--- Task instructions ---
Would you transcribe the whole listing exactly, minus its pictures?

--- Source excerpt ---
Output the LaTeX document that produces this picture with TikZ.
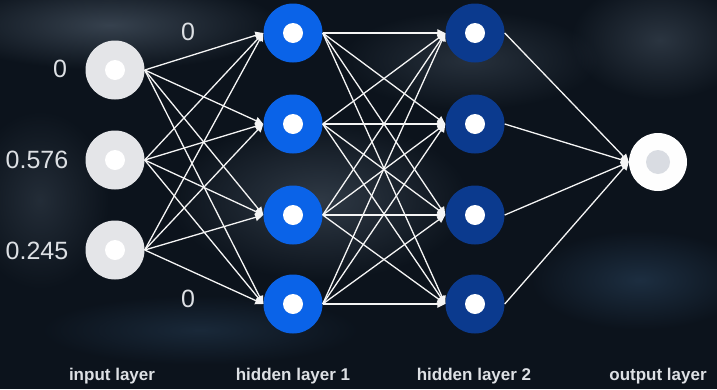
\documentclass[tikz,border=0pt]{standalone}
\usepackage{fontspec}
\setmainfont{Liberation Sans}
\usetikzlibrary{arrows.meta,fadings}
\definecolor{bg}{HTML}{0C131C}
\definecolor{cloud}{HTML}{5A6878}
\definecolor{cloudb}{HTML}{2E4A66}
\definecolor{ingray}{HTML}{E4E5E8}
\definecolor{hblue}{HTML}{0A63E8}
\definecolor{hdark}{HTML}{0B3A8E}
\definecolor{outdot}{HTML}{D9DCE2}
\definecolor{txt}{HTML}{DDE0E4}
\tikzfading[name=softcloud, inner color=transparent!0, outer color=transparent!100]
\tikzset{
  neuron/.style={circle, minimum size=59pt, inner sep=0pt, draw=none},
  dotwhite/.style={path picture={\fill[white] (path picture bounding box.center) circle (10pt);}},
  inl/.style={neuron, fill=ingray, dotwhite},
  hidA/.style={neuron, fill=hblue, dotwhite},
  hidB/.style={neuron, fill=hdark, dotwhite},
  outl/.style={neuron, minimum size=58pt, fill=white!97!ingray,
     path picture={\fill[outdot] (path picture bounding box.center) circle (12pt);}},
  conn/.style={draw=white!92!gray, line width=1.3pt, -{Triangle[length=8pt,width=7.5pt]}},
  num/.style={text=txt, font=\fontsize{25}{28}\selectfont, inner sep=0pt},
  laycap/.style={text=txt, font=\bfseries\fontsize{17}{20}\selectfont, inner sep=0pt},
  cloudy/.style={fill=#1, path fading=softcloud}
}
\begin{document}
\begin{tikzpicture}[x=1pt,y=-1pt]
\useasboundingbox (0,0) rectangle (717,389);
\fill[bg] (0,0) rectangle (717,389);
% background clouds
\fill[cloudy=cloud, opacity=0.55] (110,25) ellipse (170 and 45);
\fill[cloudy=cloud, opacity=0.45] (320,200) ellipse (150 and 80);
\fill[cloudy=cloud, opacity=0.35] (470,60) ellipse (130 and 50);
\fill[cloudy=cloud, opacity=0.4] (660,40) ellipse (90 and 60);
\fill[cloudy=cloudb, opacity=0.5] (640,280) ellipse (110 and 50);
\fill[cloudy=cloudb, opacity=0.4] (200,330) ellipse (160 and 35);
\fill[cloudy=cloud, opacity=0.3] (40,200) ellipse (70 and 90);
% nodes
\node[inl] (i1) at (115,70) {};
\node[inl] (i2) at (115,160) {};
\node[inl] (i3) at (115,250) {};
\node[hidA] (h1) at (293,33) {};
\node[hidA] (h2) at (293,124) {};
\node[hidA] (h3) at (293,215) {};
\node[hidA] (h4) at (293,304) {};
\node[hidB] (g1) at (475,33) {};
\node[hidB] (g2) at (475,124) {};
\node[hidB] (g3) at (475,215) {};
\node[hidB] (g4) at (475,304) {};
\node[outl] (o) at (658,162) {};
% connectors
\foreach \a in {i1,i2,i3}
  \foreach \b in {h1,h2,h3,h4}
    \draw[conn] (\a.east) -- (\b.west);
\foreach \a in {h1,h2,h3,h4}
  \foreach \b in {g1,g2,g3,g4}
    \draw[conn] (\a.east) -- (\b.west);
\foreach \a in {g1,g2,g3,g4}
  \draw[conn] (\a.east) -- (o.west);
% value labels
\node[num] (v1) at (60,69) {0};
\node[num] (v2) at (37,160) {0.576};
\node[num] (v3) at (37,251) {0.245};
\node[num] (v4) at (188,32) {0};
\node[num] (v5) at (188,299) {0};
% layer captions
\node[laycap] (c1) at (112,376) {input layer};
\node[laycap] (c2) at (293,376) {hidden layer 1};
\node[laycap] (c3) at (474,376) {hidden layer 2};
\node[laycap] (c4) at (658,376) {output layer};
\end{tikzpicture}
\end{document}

--- The solution ---
Output the LaTeX document that produces this picture with TikZ.
\documentclass[tikz,border=0pt]{standalone}
\usepackage{fontspec}
\setmainfont{Liberation Sans}
\usetikzlibrary{arrows.meta,fadings}
\definecolor{bg}{HTML}{0C131C}
\definecolor{cloud}{HTML}{5A6878}
\definecolor{cloudb}{HTML}{2E4A66}
\definecolor{ingray}{HTML}{E4E5E8}
\definecolor{hblue}{HTML}{0A63E8}
\definecolor{hdark}{HTML}{0B3A8E}
\definecolor{outdot}{HTML}{D9DCE2}
\definecolor{txt}{HTML}{DDE0E4}
\tikzfading[name=softcloud, inner color=transparent!0, outer color=transparent!100]
\tikzset{
  neuron/.style={circle, minimum size=59pt, inner sep=0pt, draw=none},
  dotwhite/.style={path picture={\fill[white] (path picture bounding box.center) circle (10pt);}},
  inl/.style={neuron, fill=ingray, dotwhite},
  hidA/.style={neuron, fill=hblue, dotwhite},
  hidB/.style={neuron, fill=hdark, dotwhite},
  outl/.style={neuron, minimum size=58pt, fill=white!97!ingray,
     path picture={\fill[outdot] (path picture bounding box.center) circle (12pt);}},
  conn/.style={draw=white!92!gray, line width=1.3pt, -{Triangle[length=8pt,width=7.5pt]}},
  num/.style={text=txt, font=\fontsize{25}{28}\selectfont, inner sep=0pt},
  laycap/.style={text=txt, font=\bfseries\fontsize{17}{20}\selectfont, inner sep=0pt},
  cloudy/.style={fill=#1, path fading=softcloud}
}
\begin{document}
\begin{tikzpicture}[x=1pt,y=-1pt]
\useasboundingbox (0,0) rectangle (717,389);
\fill[bg] (0,0) rectangle (717,389);
% background clouds
\fill[cloudy=cloud, opacity=0.55] (110,25) ellipse (170 and 45);
\fill[cloudy=cloud, opacity=0.45] (320,200) ellipse (150 and 80);
\fill[cloudy=cloud, opacity=0.35] (470,60) ellipse (130 and 50);
\fill[cloudy=cloud, opacity=0.4] (660,40) ellipse (90 and 60);
\fill[cloudy=cloudb, opacity=0.5] (640,280) ellipse (110 and 50);
\fill[cloudy=cloudb, opacity=0.4] (200,330) ellipse (160 and 35);
\fill[cloudy=cloud, opacity=0.3] (40,200) ellipse (70 and 90);
% nodes
\node[inl] (i1) at (115,70) {};
\node[inl] (i2) at (115,160) {};
\node[inl] (i3) at (115,250) {};
\node[hidA] (h1) at (293,33) {};
\node[hidA] (h2) at (293,124) {};
\node[hidA] (h3) at (293,215) {};
\node[hidA] (h4) at (293,304) {};
\node[hidB] (g1) at (475,33) {};
\node[hidB] (g2) at (475,124) {};
\node[hidB] (g3) at (475,215) {};
\node[hidB] (g4) at (475,304) {};
\node[outl] (o) at (658,162) {};
% connectors
\foreach \a in {i1,i2,i3}
  \foreach \b in {h1,h2,h3,h4}
    \draw[conn] (\a.east) -- (\b.west);
\foreach \a in {h1,h2,h3,h4}
  \foreach \b in {g1,g2,g3,g4}
    \draw[conn] (\a.east) -- (\b.west);
\foreach \a in {g1,g2,g3,g4}
  \draw[conn] (\a.east) -- (o.west);
% value labels
\node[num] (v1) at (60,69) {0};
\node[num] (v2) at (37,160) {0.576};
\node[num] (v3) at (37,251) {0.245};
\node[num] (v4) at (188,32) {0};
\node[num] (v5) at (188,299) {0};
% layer captions
\node[laycap] (c1) at (112,376) {input layer};
\node[laycap] (c2) at (293,376) {hidden layer 1};
\node[laycap] (c3) at (474,376) {hidden layer 2};
\node[laycap] (c4) at (658,376) {output layer};
\end{tikzpicture}
\end{document}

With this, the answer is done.